(Rows from a dataset of charts and code)
**********

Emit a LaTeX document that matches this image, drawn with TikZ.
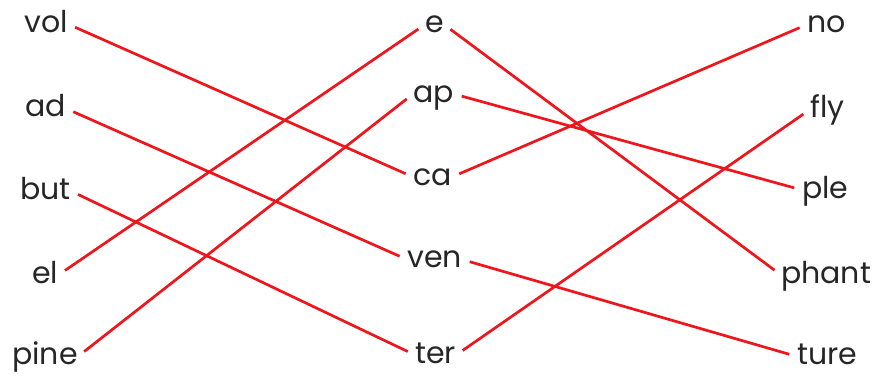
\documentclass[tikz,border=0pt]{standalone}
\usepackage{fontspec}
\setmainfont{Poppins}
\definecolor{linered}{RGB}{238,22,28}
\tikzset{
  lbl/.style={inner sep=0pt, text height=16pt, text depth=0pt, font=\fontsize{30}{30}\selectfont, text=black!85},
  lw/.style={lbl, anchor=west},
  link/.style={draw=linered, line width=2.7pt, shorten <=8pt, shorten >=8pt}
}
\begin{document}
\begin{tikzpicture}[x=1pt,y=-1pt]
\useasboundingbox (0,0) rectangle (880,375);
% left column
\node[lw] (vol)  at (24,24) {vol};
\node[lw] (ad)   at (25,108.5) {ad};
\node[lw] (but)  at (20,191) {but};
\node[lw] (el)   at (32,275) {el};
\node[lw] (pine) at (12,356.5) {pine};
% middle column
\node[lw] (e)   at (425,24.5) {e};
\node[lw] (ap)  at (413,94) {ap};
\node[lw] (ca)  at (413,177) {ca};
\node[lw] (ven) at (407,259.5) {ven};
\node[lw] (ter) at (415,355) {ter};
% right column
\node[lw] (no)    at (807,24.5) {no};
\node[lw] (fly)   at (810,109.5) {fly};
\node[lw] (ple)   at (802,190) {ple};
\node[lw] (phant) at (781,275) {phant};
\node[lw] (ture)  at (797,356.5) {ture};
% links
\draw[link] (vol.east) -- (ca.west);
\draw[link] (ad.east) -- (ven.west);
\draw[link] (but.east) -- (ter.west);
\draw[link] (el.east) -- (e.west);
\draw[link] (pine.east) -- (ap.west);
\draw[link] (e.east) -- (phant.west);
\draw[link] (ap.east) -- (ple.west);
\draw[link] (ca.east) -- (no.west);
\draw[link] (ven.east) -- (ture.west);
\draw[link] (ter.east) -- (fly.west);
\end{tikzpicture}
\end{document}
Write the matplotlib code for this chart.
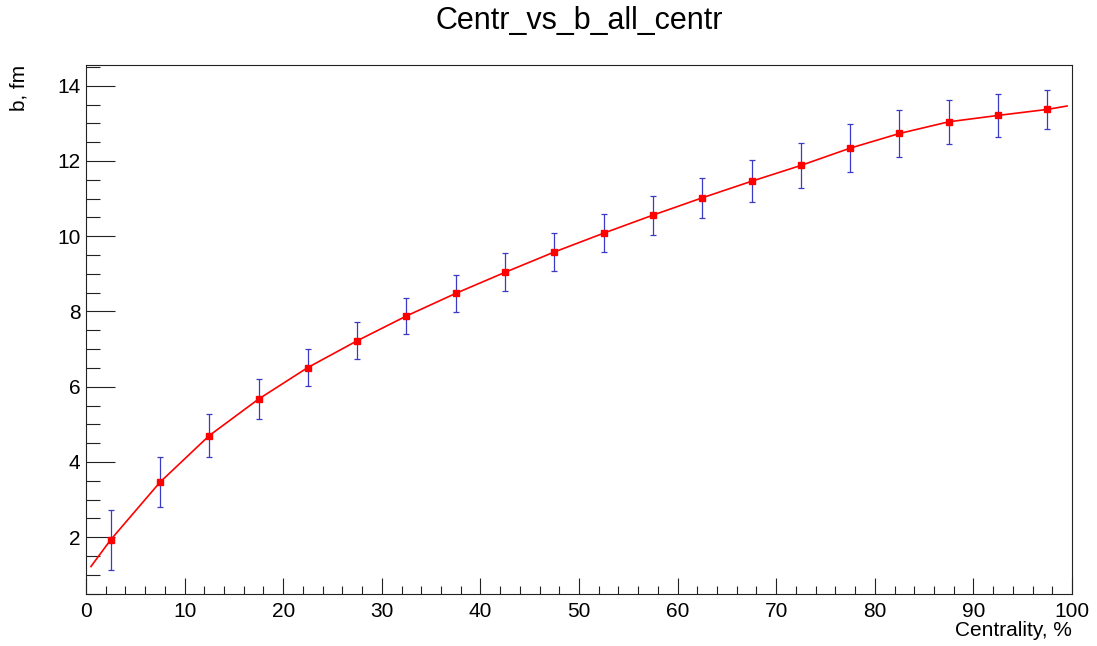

**********

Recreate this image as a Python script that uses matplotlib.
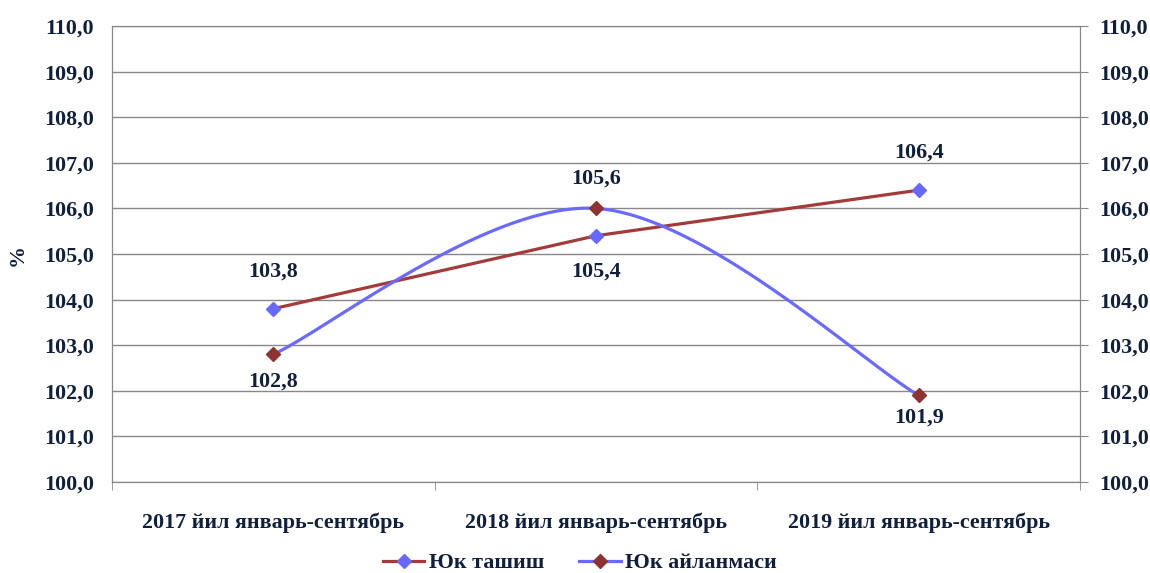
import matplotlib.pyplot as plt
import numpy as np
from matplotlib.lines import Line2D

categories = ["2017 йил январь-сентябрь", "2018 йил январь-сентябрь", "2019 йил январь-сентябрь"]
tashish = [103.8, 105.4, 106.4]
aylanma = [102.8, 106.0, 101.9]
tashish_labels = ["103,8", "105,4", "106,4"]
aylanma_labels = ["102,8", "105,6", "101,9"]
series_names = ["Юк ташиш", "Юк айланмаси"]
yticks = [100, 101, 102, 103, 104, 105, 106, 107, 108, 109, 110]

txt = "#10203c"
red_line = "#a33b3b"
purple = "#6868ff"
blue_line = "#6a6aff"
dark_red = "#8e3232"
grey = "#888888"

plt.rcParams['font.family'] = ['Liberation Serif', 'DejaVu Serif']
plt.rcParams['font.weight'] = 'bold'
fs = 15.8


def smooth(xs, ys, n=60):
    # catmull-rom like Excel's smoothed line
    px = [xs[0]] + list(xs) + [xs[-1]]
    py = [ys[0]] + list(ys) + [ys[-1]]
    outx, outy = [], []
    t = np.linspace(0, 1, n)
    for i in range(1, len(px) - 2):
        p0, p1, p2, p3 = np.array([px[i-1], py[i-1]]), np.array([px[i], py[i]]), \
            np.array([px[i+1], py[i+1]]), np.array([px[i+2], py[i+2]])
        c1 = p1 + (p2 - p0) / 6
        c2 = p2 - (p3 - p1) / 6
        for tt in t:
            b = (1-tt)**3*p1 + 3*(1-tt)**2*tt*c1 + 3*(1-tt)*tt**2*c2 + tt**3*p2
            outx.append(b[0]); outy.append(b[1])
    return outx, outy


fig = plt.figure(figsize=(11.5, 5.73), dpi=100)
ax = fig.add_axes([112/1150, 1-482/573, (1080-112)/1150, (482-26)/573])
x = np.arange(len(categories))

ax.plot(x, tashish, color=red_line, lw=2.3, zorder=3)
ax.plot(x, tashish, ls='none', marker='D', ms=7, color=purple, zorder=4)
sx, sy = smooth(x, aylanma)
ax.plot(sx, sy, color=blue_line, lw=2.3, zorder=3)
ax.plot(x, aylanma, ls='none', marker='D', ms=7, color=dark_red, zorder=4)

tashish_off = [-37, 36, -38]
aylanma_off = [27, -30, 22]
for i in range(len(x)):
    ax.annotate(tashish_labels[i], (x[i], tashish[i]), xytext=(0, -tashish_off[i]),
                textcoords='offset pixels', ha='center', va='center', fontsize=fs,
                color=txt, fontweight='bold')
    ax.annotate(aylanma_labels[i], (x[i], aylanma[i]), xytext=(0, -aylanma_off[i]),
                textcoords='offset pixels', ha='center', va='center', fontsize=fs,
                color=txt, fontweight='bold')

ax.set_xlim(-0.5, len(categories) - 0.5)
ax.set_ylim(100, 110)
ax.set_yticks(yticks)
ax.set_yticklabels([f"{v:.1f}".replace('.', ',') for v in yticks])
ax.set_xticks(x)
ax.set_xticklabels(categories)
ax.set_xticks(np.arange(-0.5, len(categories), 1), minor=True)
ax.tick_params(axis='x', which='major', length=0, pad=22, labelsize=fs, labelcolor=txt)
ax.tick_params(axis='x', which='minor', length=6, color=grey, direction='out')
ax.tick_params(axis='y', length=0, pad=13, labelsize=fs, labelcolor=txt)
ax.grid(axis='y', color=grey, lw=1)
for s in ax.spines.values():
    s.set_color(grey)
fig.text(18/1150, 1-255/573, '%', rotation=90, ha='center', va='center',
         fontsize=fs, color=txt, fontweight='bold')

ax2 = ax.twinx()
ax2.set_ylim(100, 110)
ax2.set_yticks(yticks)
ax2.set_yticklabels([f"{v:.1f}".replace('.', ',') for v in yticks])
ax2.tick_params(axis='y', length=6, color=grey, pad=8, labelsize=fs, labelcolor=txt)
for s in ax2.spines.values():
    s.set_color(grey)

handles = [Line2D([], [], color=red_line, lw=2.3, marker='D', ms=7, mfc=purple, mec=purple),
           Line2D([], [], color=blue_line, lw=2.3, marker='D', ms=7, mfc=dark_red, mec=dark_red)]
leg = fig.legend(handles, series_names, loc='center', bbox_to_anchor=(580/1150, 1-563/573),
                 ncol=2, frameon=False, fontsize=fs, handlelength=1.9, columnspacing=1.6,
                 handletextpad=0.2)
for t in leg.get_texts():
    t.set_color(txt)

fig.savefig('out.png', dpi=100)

**********

**Directions:** Pick out all the lines with the word "matplotlib" in them and copy them.

**Worked solution:**
Write the matplotlib code for this chart.
Recreate this image as a Python script that uses matplotlib.
import matplotlib.pyplot as plt
from matplotlib.lines import Line2D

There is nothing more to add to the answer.